Peaty frowns in disapproval of Sun and Fina. “There have been so many things said about him in the press that it makes you wonder how he got it. It’s Fina’s decision, but there is uproar in the British press and I’ve been getting stick from the Chinese media. Really nasty messages. I have not said anything until now. But clearly the Chinese media has said something. Anyway, I’ve got these.”

He looks down at his three gold medals. But does he believe there is widespread doping in swimming? “It’s not as much of a concern as in athletics. But I think there are people who are doping in swimming and getting away with it. But improved technology means they will be caught. Their blood and urine is stored and in a few years’ time they will be caught.”

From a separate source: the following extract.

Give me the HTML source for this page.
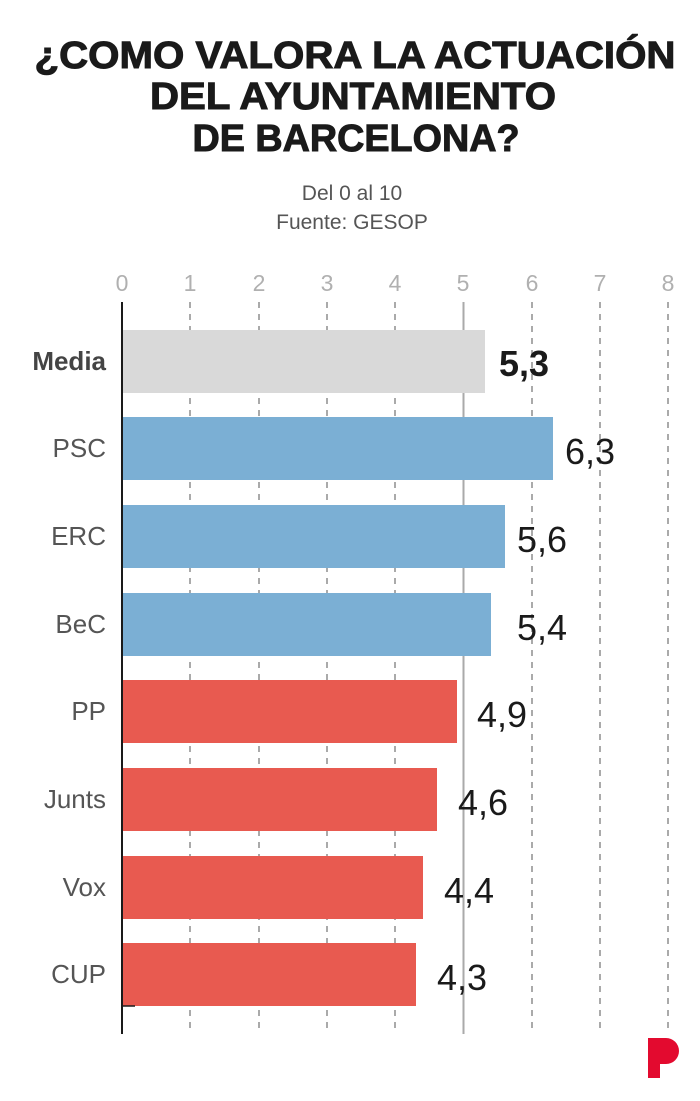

Has Peaty been tested more since he started breaking world records? “Much more,” he stresses. “Most weekends I’m tested. It must be more than 35 tests for me so far this year. I had eight blood and urine tests in Kazan. I know that all we can do as British athletes – in one of the cleanest nations on earth – is work hard. Even if they’re doping we’ll work even harder. They’re not going to beat us.”

There might be romantic defiance to Peaty’s assertion in the face of cynical doping but it still sounds like a winning ideology for a successful young swimmer. It’s also easy to be swept away by Peaty when he talks about listening to Dr Dre and his favourite grime artist, Jaykae, from Birmingham, before racing. “I love Dre but I also listen to house. Some days it’s classical. But, mostly, I listen to grime. I like Jaykae a lot. I like the dark undertow of grime and it gets me aggressive. You need that aggression.

“Grime reminds me that swimming is very gladiatorial. The roar of the crowd when you come out for a final is like nothing else. When 15,000 people are cheering you, a lot of adrenaline goes right through you. It’s goose-bumpy. I believe in that gladiatorial mind-set. I love it.”